Sapper, Bulldog Drummond (1920)
‘Breakfast in half an hour,’ she cried from inside – ‘not that one of you deserves it.’
‘We are forgiven,’ remarked Drummond, as he joined the other three on the lawn. ‘Do any of you feel like breakfast? Fat sausages and crinkly bacon.’
‘Shut up,’ groaned Algy, ‘or we’ll throw you into the river. What I want is a brandy-and-soda – half a dozen of ‘em.’

John Buchan, The Thirty-Nine Steps (1915)
I lay and tortured myself – for the ginger biscuits merely emphasized the aching void – with the memory of all the good food I had thought so little of in London. There were Paddock’s crisp sausages and fragrant shavings of bacon, and shapely poached eggs – how often I had turned up my nose at them! There were the cutlets they did at the club, and a particular ham that stood on the cold table, for which my soul lusted. My thoughts hovered over all varieties of mortal edible, and finally settled on a porterhouse steak and a quart of bitter with a welsh rabbit to follow. In longing hopelessly for these dainties I fell asleep.
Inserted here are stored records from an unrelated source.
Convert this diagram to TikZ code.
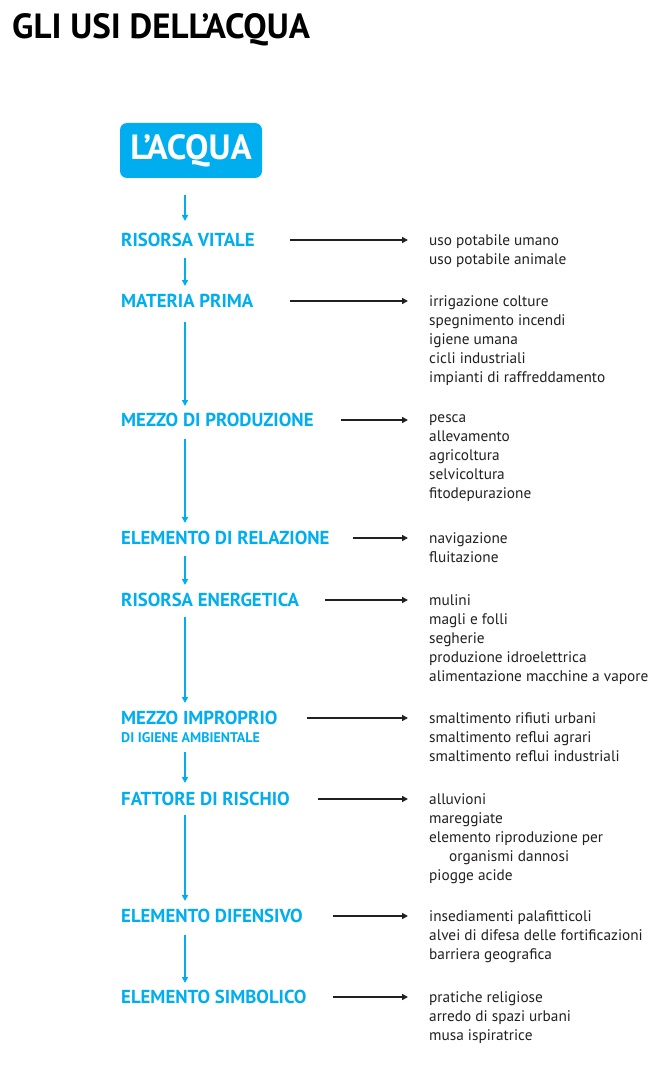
\documentclass[tikz,border=0pt]{standalone}
\usepackage{fontspec}
\setmainfont{PT Sans}
\usetikzlibrary{arrows.meta}
\definecolor{cy}{RGB}{0,174,239}
\definecolor{dk}{RGB}{35,31,32}
\begin{document}
\begin{tikzpicture}[x=1pt,y=-1pt,
 lab/.style={anchor=west,text=cy,font=\bfseries\fontsize{18.8}{20}\selectfont,inner sep=0pt},
 itm/.style={anchor=north west,text=dk,font=\fontsize{15.3}{19}\selectfont,inner sep=0pt,align=left},
 va/.style={cy,line width=1.6pt,-{Triangle[length=6pt,width=6pt]}},
 ha/.style={dk,line width=1.6pt,-{Triangle[length=6pt,width=6pt]}}]
\useasboundingbox (0,0) rectangle (670,1067);
\node[anchor=west,inner sep=0pt,font=\bfseries\fontsize{35}{38}\selectfont,text=black] (t) at (12,30) {GLI USI DELL’ACQUA};
\node[fill=cy,rounded corners=7pt,minimum width=142pt,minimum height=55pt,text=white,font=\bfseries\fontsize{35}{37}\selectfont] (box) at (191,150.5) {L’ACQUA};
\node[lab] (a) at (121,240) {RISORSA VITALE};
\node[lab] (b) at (121,301) {MATERIA PRIMA};
\node[lab] (c) at (121,420) {MEZZO DI PRODUZIONE};
\node[lab] (d) at (121,538) {ELEMENTO DI RELAZIONE};
\node[lab] (e) at (121,600) {RISORSA ENERGETICA};
\node[lab] (f) at (121,718) {MEZZO IMPROPRIO};
\node[anchor=west,text=cy,font=\bfseries\fontsize{14}{15}\selectfont,inner sep=0pt] (f2) at (121,738) {DI IGIENE AMBIENTALE};
\node[lab] (g) at (121,799) {FATTORE DI RISCHIO};
\node[lab] (h) at (121,916) {ELEMENTO DIFENSIVO};
\node[lab] (i) at (121,997) {ELEMENTO SIMBOLICO};
\coordinate (v0) at (185,195); \coordinate (w0) at (185,221);
\coordinate (v1) at (185,258); \coordinate (w1) at (185,286);
\coordinate (v2) at (185,322); \coordinate (w2) at (185,406);
\coordinate (v3) at (185,439); \coordinate (w3) at (185,523);
\coordinate (v4) at (185,556); \coordinate (w4) at (185,585);
\coordinate (v5) at (185,617); \coordinate (w5) at (185,703);
\coordinate (v6) at (185,752); \coordinate (w6) at (185,783);
\coordinate (v7) at (185,815); \coordinate (w7) at (185,901);
\coordinate (v8) at (185,935); \coordinate (w8) at (185,983);
\foreach \k in {0,...,8} \draw[va] (v\k) -- (w\k);
\foreach \n/\s/\txt in {
 a/290/{uso potabile umano\\uso potabile animale},
 b/290/{irrigazione colture\\spegnimento incendi\\igiene umana\\cicli industriali\\impianti di raffreddamento},
 c/341/{pesca\\allevamento\\agricoltura\\selvicoltura\\fitodepurazione},
 d/353/{navigazione\\fluitazione},
 e/325/{mulini\\magli e folli\\segherie\\produzione idroelettrica\\alimentazione macchine a vapore},
 f/307/{smaltimento rifiuti urbani\\smaltimento reflui agrari\\smaltimento reflui industriali},
 g/318/{alluvioni\\mareggiate\\elemento riproduzione per\\\hspace*{20pt}organismi dannosi\\piogge acide},
 h/333/{insediamenti palafitticoli\\alvei di difesa delle fortificazioni\\barriera geografica},
 i/333/{pratiche religiose\\arredo di spazi urbani\\musa ispiratrice}}{
 \coordinate (s\n) at (\s,0|-\n.west);
 \coordinate (e\n) at (408,0|-\n.west);
 \draw[ha] (s\n) -- (e\n);
 \node[itm] (r\n) at ([yshift=6pt]429,0|-\n.west) {\txt};
}
\end{tikzpicture}
\end{document}
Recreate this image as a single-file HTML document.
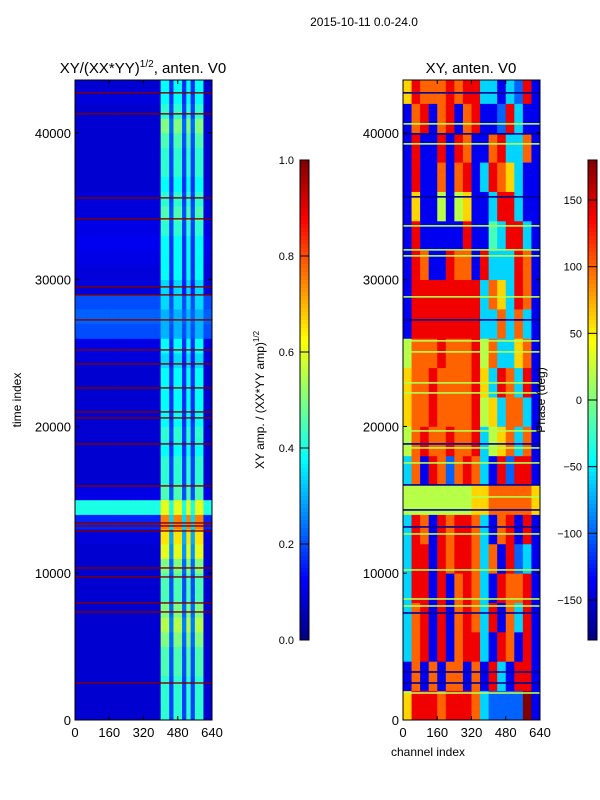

Louis Tracy, The King of Diamonds (1904)
At that instant a savoury smell was wafted to him. He was passing a small restaurant, where sausages and onions sizzled gratefully in large, tin trays, and pork chops lay in inviting prodigality amid rich, brown gravy. The proprietor, a portly and greasy man, with bald head and side whiskers, was standing at the door exchanging views as to business with his next-door neighbour, a greengrocer.

Richmal Crompton, Just William (1922)
So far the Outlaws had limited their activities to wrestling matches, adventure seeking, and culinary operations. The week before, they had cooked two sausages which William had taken from the larder on cook’s night out and had conveyed to the barn beneath his shirt and next his skin. Perhaps ‘cooked’ is too euphemistic a term. To be quite accurate, they had held the sausages over a smoking fire till completely blackened, and then consumed the charred remains with the utmost relish.

Rudyard Kipling, Stalky & Co. (1899)
He came back, greatly disordered, to find McTurk, Stalky, and the others of the company, in his study enjoying an unlimited ‘brew’—coffee, cocoa, buns, new bread hot and steaming, sardine, sausage, ham-and-tongue paste, pilchards, three jams, and at least as many pounds of Devonshire cream.

George Orwell, Coming Up for Air (1939):
The frankfurter had a rubber skin, of course, and my temporary teeth weren’t much of a fit. I had to do a kind of sawing movement before I could get my teeth through the skin. And then suddenly – pop! The thing burst in my mouth like a rotten pear. A sort of horrible soft stuff was oozing all over my tongue. But the taste! For a moment I just couldn’t believe it. Then I rolled my tongue round it again and had another try. It was fish! A sausage, a thing calling itself a frankfurter, filled with fish! … That’s the way we’re going nowadays. Everything slick and streamlined, everything made out of something else. Celluloid, rubber, chromium-steel everywhere, arc-lamps blazing all night, glass roofs over your head, radios all playing the same tune, no vegetation left, everything cemented over.

And finally, a couple of non-fiction extracts, as Rudyard Kipling remembers his early days in London in the 1890s, and novelist James Hilton recalls his schooldays during the First World War…

Rudyard Kipling, Something of Myself (1937)
My rooms were above an establishment of Harris the Sausage King, who, for tuppence, gave as much sausage and mash as would carry one from breakfast to dinner when one dined with nice people who did not eat sausage for a living.

James Hilton, To You, Mr Chips (1938)
I cannot forget the little room where my friends and I fried sausages over a gas-ring and played George Robey records on the gramophone, and how, in that same little room with the sausages frying and the gramophone playing, one of us received a telegram with bad news in it, and how we all tried to sympathise, yet in the end arrived at no better idea than to open a hoarded tin of pineapple chunks to follow the sausages.